Alfred Nobel, the Swedish industrialist and inventor of dynamite who endowed the awards, left only vague guidance about the prize, saying in his will that the literature honour should go to those “who shall have produced in the field of literature the most outstanding work in an ideal direction”.

Jelinek said she thinks her works fit that description.

“When I write, I have always tried to be on the side of the weak. The side of the powerful is not literature’s side,” she said.

Her most recent work, the 2003 play Bambiland, was a head-on attack on the US invasion of Iraq. A sequel, titled Babel, is set to appear in May as Jelinek’s first post-Nobel work.

Babel deals with “the torture at the Abu Ghraib prison but also with the mutilation of the bodies of the US soldiers in Fallujah,” Jelinek said.

Her best known work is 1988’s The Piano Teacher, which was adapted into an award winning film.

The novel and the film tell the story of a piano instructor, Erika – a demanding taskmaster who embarks on a dramatic affair with a younger music student.

She is a controversial figure in Austria who sharply criticised the 2000 government that included the ultra-right Freedom Party. Austria was slapped with EU sanctions for seven months because of the party’s inclusion in the government.

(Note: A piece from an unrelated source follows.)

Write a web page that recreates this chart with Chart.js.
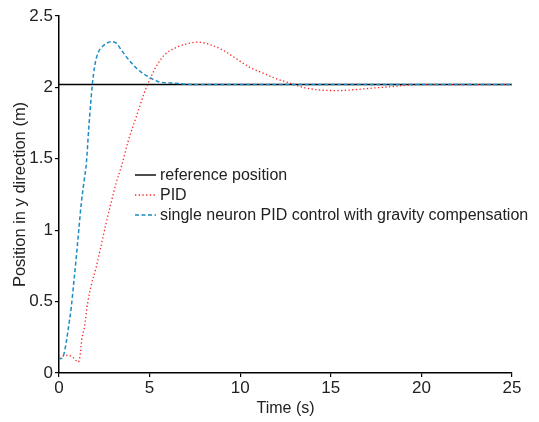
<!DOCTYPE html>
<html>
<head>
<meta charset="utf-8">
<script src="https://cdn.jsdelivr.net/npm/chart.js@4.4.1/dist/chart.umd.min.js"></script>
<style>
  body { margin: 0; background: #fff; }
  #wrap { width: 539px; height: 422px; }
</style>
</head>
<body>
<div id="wrap"><canvas id="posChart" width="539" height="422"></canvas></div>
<script>
// time (s) and position (m)
var refT = [0, 25];
var refY = [2.02, 2.02];

var pidT = [0, 0.5, 0.77, 1.07, 1.18, 1.25, 1.4, 1.58, 1.77, 2.04, 2.32, 2.6, 2.87, 3.15, 3.45, 3.81, 4.28, 4.73, 5.1, 5.38, 5.84, 6.49, 7.22, 7.68, 8.32, 9.06, 9.8, 10.53, 11.27, 12.01, 12.75, 13.2, 13.65, 14.6, 15.5, 16.4, 17.3, 18.3, 19.2, 20, 25];
var pidY = [0.11, 0.125, 0.108, 0.077, 0.137, 0.23, 0.32, 0.49, 0.61, 0.735, 0.89, 1.05, 1.19, 1.33, 1.45, 1.62, 1.8, 1.97, 2.08, 2.15, 2.23, 2.28, 2.31, 2.317, 2.3, 2.26, 2.2, 2.14, 2.1, 2.06, 2.03, 2.01, 1.995, 1.98, 1.978, 1.985, 1.995, 2.005, 2.015, 2.02, 2.02];

var snT = [0, 0.09, 0.28, 0.5, 0.68, 0.83, 0.96, 1.09, 1.23, 1.38, 1.51, 1.64, 1.75, 1.84, 1.97, 2.15, 2.43, 2.89, 3.16, 3.45, 4.0, 4.5, 5.0, 5.5, 6.3, 7.5, 25];
var snY = [0.11, 0.1, 0.137, 0.3, 0.465, 0.65, 0.82, 1.0, 1.19, 1.34, 1.47, 1.71, 1.89, 2.02, 2.15, 2.24, 2.29, 2.32, 2.31, 2.26, 2.17, 2.11, 2.07, 2.04, 2.03, 2.02, 2.02];

var labels = ["reference position", "PID", "single neuron PID control with gravity compensation"];

function pairs(t, y) {
  return t.map(function(v, i) { return { x: v, y: y[i] }; });
}

var FONT = "'Liberation Sans', Arial, sans-serif";
var TXT = "#222";

// legend drawn inside the plot, like the original
var innerLegend = {
  id: 'innerLegend',
  afterDraw: function(chart) {
    var ctx = chart.ctx;
    ctx.save();
    ctx.font = "16px " + FONT;
    ctx.textBaseline = "middle";
    chart.data.datasets.forEach(function(ds, i) {
      var y = 175 + i * 20;
      ctx.beginPath();
      ctx.setLineDash(ds.borderDash || []);
      ctx.strokeStyle = ds.borderColor;
      ctx.lineWidth = ds.borderWidth;
      ctx.moveTo(135, y);
      ctx.lineTo(156, y);
      ctx.stroke();
      ctx.setLineDash([]);
      ctx.fillStyle = TXT;
      ctx.fillText(ds.label, 160, y + 1);
    });
    ctx.restore();
  }
};

var ctx = document.getElementById("posChart");
var chart = new Chart(ctx, {
  type: 'line',
  data: {
    datasets: [{
      label: labels[0],
      data: pairs(refT, refY),
      borderColor: "#000",
      borderWidth: 1.4,
      order: 3
    }, {
      label: labels[1],
      data: pairs(pidT, pidY),
      borderColor: "#ff1f1f",
      borderWidth: 1.3,
      borderDash: [1.3, 2.4],
      cubicInterpolationMode: 'monotone',
      order: 2
    }, {
      label: labels[2],
      data: pairs(snT, snY),
      borderColor: "#1b8cc4",
      borderWidth: 1.5,
      borderDash: [4, 2.5],
      cubicInterpolationMode: 'monotone',
      order: 1
    }]
  },
  options: {
    responsive: false,
    animation: false,
    events: [],
    elements: { point: { radius: 0 } },
    layout: { padding: { left: 0, right: 27, top: 16, bottom: 0 } },
    plugins: {
      legend: { display: false },
      tooltip: { enabled: false }
    },
    scales: {
      x: {
        type: 'linear',
        min: 0,
        max: 25,
        afterFit: function(s) { s.height = 49; },
        ticks: { stepSize: 5, color: TXT, padding: 1, maxRotation: 0, font: { family: FONT, size: 17 } },
        grid: { drawOnChartArea: false, drawTicks: true, tickLength: 4, color: "#000", lineWidth: 1.2 },
        border: { display: true, color: "#000", width: 1.5 },
        title: { display: true, text: "Time (s)", color: TXT, font: { family: FONT, size: 16 }, padding: { top: 0, bottom: 4 } }
      },
      y: {
        min: 0,
        max: 2.5,
        afterFit: function(s) { s.width = 59; },
        ticks: {
          stepSize: 0.5,
          color: TXT,
          padding: 2,
          font: { family: FONT, size: 17 },
          callback: function(v) { return String(v); }
        },
        grid: { drawOnChartArea: false, drawTicks: true, tickLength: 4, color: "#000", lineWidth: 1.2 },
        border: { display: true, color: "#000", width: 1.5 },
        title: { display: true, text: "Position in y direction (m)", color: TXT, font: { family: FONT, size: 16.5 }, padding: { top: 11, bottom: 0 } }
      }
    }
  },
  plugins: [innerLegend]
});
</script>
</body>
</html>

At the time, she banned performances of her plays in Austria.

“I tried to work against it as soon as I saw it,” she said of the rise of the rightists. “But thank God, the rightists are not as strong any more.”

Although her plays can once again be seen in Austria, Jelinek said she has mixed feelings toward her homeland.

“It’s a love for Vienna and for a few other places. But I have no patriotism for this country,” she said.